The Taliban exterminated the Hazara Shia minority at every opportunity and Iran continues to discriminate against the Ba’hai. None of these countries recognize freedom of speech, assembly or any other human right defined by the Universal Declaration on Human Rights and the Geneva Convention. The worst offenders are Muslim countries in which Islam is used to keep dissenters quiet through Blasphemy laws [GIVE EXAMPLE].
The Taliban may be officially gone in Afghanistan, but their culture and interpretation remains in many parts of the country and has crossed the border into Pakistan, particularly the Northwest Frontier province. Shariah issues no rules or political theories on economics, or social policy that could improve the status of men and women. Feldman’s failure to acknowledge this reality leaves any new interpretation of Shariah pointless.
Lastly, Feldman fails to recognize that the institution of Shariah throughout the Muslim world would result in a worse situation than the world post 9/11. The Golden Age of Islam is perceived as an age of Muslim supremacy. Islamic Imperialism is the goal of the founding fathers of the Muslim Brotherhood, Jamaat-i-Islami and various other off-shoot parties throughout the Muslim world through the doctrine of Jihad, which originates in Shariah. These groups view Israel as encroaching on Muslim land and support Hamas and Hezbollah, considering them freedom fighters. This issue is particularly important because it unites Sunni and Shia against Israel and the West.
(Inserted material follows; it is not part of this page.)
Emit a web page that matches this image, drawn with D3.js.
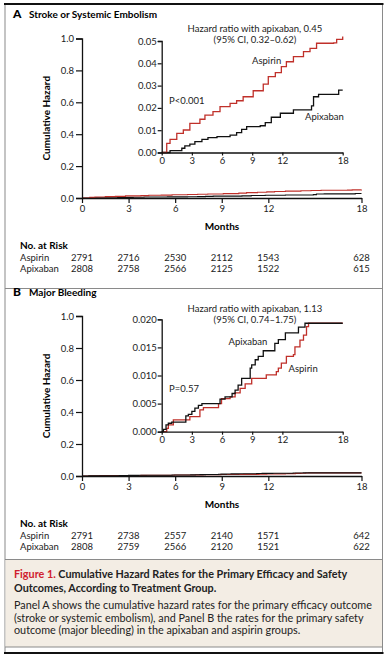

Mr. Feldman may have good intentions but his argument is flawed, his sense of history is ill-read and his presuppositions are theoretical. He omits the progressive interpretative tools like Ijtihad. He omits the lack of human rights it advocates and such repercussions throughout the world. He disserves us all by being contrarian for the sake of being such. The Shariah is not an academic hypo for class discussion. His opinions have real influence on students and readers alike. One can only hope that they are more open to the facts than he appears to be. If anything, we need leaders now, more than ever, seeking to free Muslims from the oppression of Shariah.